Mais ce désaveu est également dû à l’aspect foisonnant du film : il part dans tout les sens, il est hyper bruyant, les destructions s’enchaînent (en ne causant ni mort ni blessé grave !!!), la narration suit plusieurs personnages… Le tout rend le film très loufoque et fait souvent sourire mais rarement rire aux éclats. De plus, chose rare dans sa filmographie, Spielberg multiplie les allusions sexuelles (provenant du scénario de Zemeckis et Gale) dont les principales tournent autour du personnage de Donna Stratton qui est frigide au sol mais qui devient une obsédée sexuelle dès qu’elle se trouve dans les airs.
Toutefois, même s’il ne fait pas autant rire que prévu, 1941 possède de nombreuses qualités. Ainsi, la mise en scène de Spielberg est très spectaculaire (il marque notamment sa première utilisation de la Louma qu’il popularisa au cinéma) notamment dans la séquence du bal qui est un reste du désir du cinéaste de faire de son film une comédie musicale.

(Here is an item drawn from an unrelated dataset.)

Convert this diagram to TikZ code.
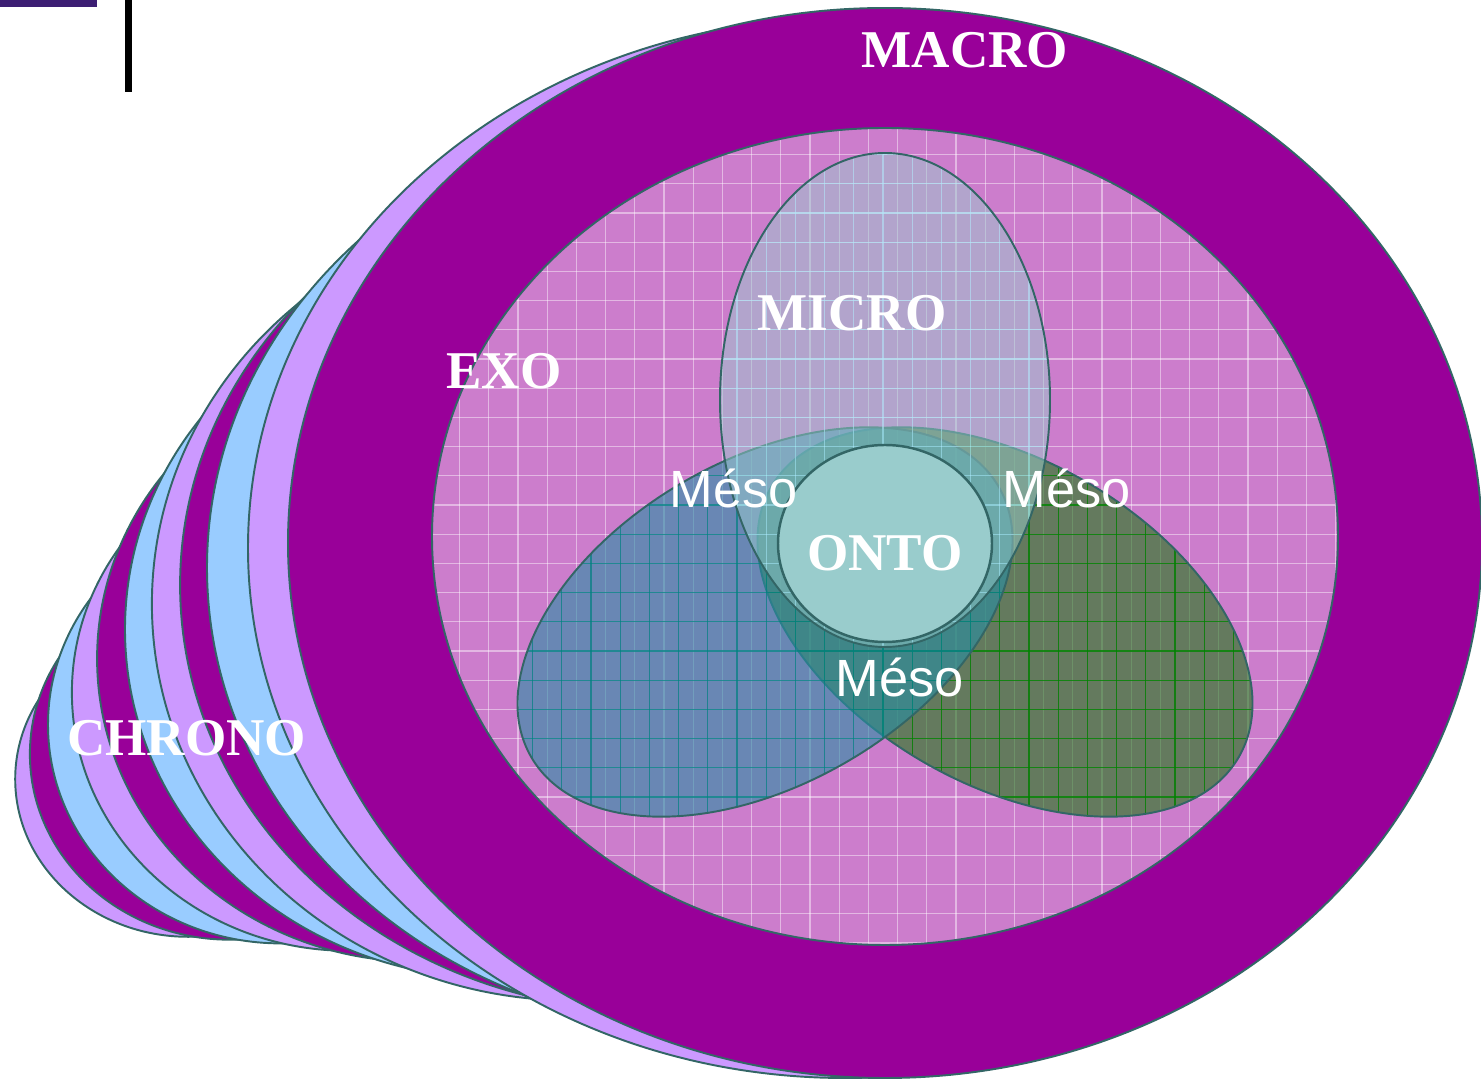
\documentclass[tikz,border=0pt]{standalone}
\usepackage{fontspec}
\setmainfont{Liberation Serif}
\newfontfamily\mesofont{Liberation Sans}
\usepackage{tikz}

\definecolor{macropurple}{RGB}{153,0,153}
\definecolor{lilac}{RGB}{204,153,255}
\definecolor{skyblue}{RGB}{153,204,255}
\definecolor{edgeteal}{RGB}{51,102,102}
\definecolor{exopink}{RGB}{204,125,204}
\definecolor{microtint}{RGB}{153,204,204}
\definecolor{mesoblue}{RGB}{39,142,164}
\definecolor{mesogreen}{RGB}{31,120,22}
\definecolor{ontoteal}{RGB}{153,204,204}
\definecolor{tabindigo}{RGB}{60,30,115}

\tikzset{
  ring/.style={draw=edgeteal, line width=0.55pt},
  bigword/.style={text=white, font=\bfseries\fontsize{15.1}{18}\selectfont, anchor=base, inner sep=0pt},
  mesoword/.style={text=white, font=\mesofont\fontsize{14.9}{18}\selectfont, anchor=base, inner sep=0pt},
  exogrid/.style={draw=white, opacity=0.45, line width=0.3pt},
  bluegrid/.style={draw=teal, opacity=0.7, line width=0.3pt},
  greengrid/.style={draw=green!50!black, opacity=0.8, line width=0.3pt},
  microgrid/.style={draw=cyan!30, opacity=0.6, line width=0.3pt}
}

% grid lines over the inner disc, #1 = style, #2 = shift
\newcommand{\venngrid}[2]{%
  \foreach \n in {0,...,32}{\draw[#1] ({#2+430.4+29.2*\n},120) -- ({#2+430.4+29.2*\n},950);}
  \foreach \n in {0,...,28}{\draw[#1] (420,{125.4+29.2*\n}) -- (1350,{125.4+29.2*\n});}
}

\begin{document}
\begin{tikzpicture}[x=0.01cm, y=-0.01cm]
\useasboundingbox (0,0) rectangle (1481,1080);
\clip (0,0) rectangle (1481,1080);

% chrono stack, back to front
\draw[ring, fill=lilac] (188.3,779.1) ellipse [x radius=173.1, y radius=157.7];
\draw[ring, fill=macropurple] (229.9,754.1) ellipse [x radius=200, y radius=185.6];
\draw[ring, fill=skyblue] (280.8,724.7) ellipse [x radius=232.8, y radius=218.7];
\draw[ring, fill=lilac] (348.3,692.4) ellipse [x radius=276.4, y radius=258.4];
\draw[ring, fill=macropurple] (419.5,658.6) ellipse [x radius=322.4, y radius=303.2];
\draw[ring, fill=skyblue] (498.1,629.3) ellipse [x radius=373.1, y radius=349.3];
\draw[ring, fill=lilac] (574,603.9) ellipse [x radius=422.1, y radius=396.7];
\draw[ring, fill=macropurple] (653.5,585.1) ellipse [x radius=473.4, y radius=426];
\draw[ring, fill=skyblue] (729.4,567.7) ellipse [x radius=522.4, y radius=464.5];
\draw[ring, fill=lilac] (845,548) ellipse [x radius=597, y radius=530];
\draw[ring, fill=macropurple] (885,543) ellipse [x radius=597, y radius=535];

% exo
\fill[exopink] (885,536.5) ellipse [x radius=453, y radius=408.5];
\begin{scope}
  \clip (885,536.5) ellipse [x radius=453, y radius=408.5];
  \venngrid{exogrid}{0}
\end{scope}
\draw[ring] (885,536.5) ellipse [x radius=453, y radius=408.5];

% meso right
\fill[mesogreen, fill opacity=0.6, rotate around={-30:(1005,622)}] (1005,622) ellipse [x radius=270, y radius=162];
\begin{scope}
  \clip[rotate around={-30:(1005,622)}] (1005,622) ellipse [x radius=270, y radius=162];
  \venngrid{greengrid}{-14.6}
\end{scope}
\draw[ring, rotate around={-30:(1005,622)}] (1005,622) ellipse [x radius=270, y radius=162];

% meso left
\fill[mesoblue, fill opacity=0.6, rotate around={30:(765,622)}] (765,622) ellipse [x radius=270, y radius=162];
\begin{scope}
  \clip[rotate around={30:(765,622)}] (765,622) ellipse [x radius=270, y radius=162];
  \venngrid{bluegrid}{-14.6}
\end{scope}
\draw[ring, rotate around={30:(765,622)}] (765,622) ellipse [x radius=270, y radius=162];

% micro
\fill[microtint, fill opacity=0.5] (885,400) ellipse [x radius=165, y radius=247];
\begin{scope}
  \clip (885,400) ellipse [x radius=165, y radius=247];
  \venngrid{microgrid}{-14.6}
\end{scope}
\draw[ring] (885,400) ellipse [x radius=165, y radius=247];

% onto
\draw[ring, line width=0.7pt, fill=ontoteal] (885,543.5) ellipse [x radius=107, y radius=98.5];

% labels
\node[bigword] (macro) at (965,68) {MACRO};
\node[bigword] (micro) at (852,331) {MICRO};
\node[bigword] (exo) at (504,389) {EXO};
\node[bigword] (onto) at (885,571) {ONTO};
\node[bigword] (chrono) at (186.5,756) {CHRONO};
\node[mesoword] (mesoL) at (734,508) {Méso};
\node[mesoword] (mesoR) at (1067,508) {Méso};
\node[mesoword] (mesoB) at (900,697) {Méso};

% corner marks
\fill[tabindigo] (0,0) rectangle (97,7);
\fill[black] (125,0) rectangle (132,92);
\end{tikzpicture}
\end{document}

De plus, il est très amusant de repérer les multiples clins d’œil se trouvant tout au long du film (la projection de Dumbo ; la reprise de la musique de L’Homme tranquille, film dont une séquence sera reprise dans E.T. l’extra-terrestre…) notamment à sa propre filmographie (la première séquence parodiant clairement celle des Dents de la mer en réutilisant la même actrice, le fait d’utiliser Lucille Bensen en tenancière de station-service alors qu’elle tenait déjà ce rôle dans Duel, le choix de Lorraine Gary pour jouer la mère de famille comme dans Les Dents de la mer…). Il est même amusant de remarquer que la première chose que voit "Wild" Bill Kelso en ouvrant la porte après s’être écrasé dans un parc préhistorique est un tyrannosaure, 14 ans avant Jurassic Park ! À cela s’ajoute un casting assez ahurissant puisque, malgré les refus de John Wayne et de Charlton Heston, on retrouve Dan Ackroyd, John Belushi, Christopher Lee (en nazi qui ne parle qu’allemand pendant tout le film), Toshiro Mifune, Warren Oates, Robert Stack, Treat Williams, Nancy Allen, John Candy, Slim Pickens, Mickey Rourke (pour sa première apparition au cinéma), Penny Marshall, John Landis et bien d’autres. Enfin, le film est également servi par la maestria habituelle de John Williams qui signe une musique tout à fait brillante (Spielberg considérant d’ailleurs sa marche comme étant encore meilleure que celle des Aventuriers de l’arche perdue).
Ainsi, même si Spielberg s’est laissé dominer pendant le tournage par la mégalomanie liée aux succès de ses précédents films (chose qu’il reconnait aujourd’hui) en explosant son budget et en ayant un tournage incroyablement long (247 jours !), 1941 est une curiosité dans la filmographie de ce génie du cinéma qui ne rencontra pas son public et qui rencontra des critiques très sévères. Redevenu plus humble suite à cet échec, il pourra renouer avec le succès avec Les Aventuriers de l’Arche perdue.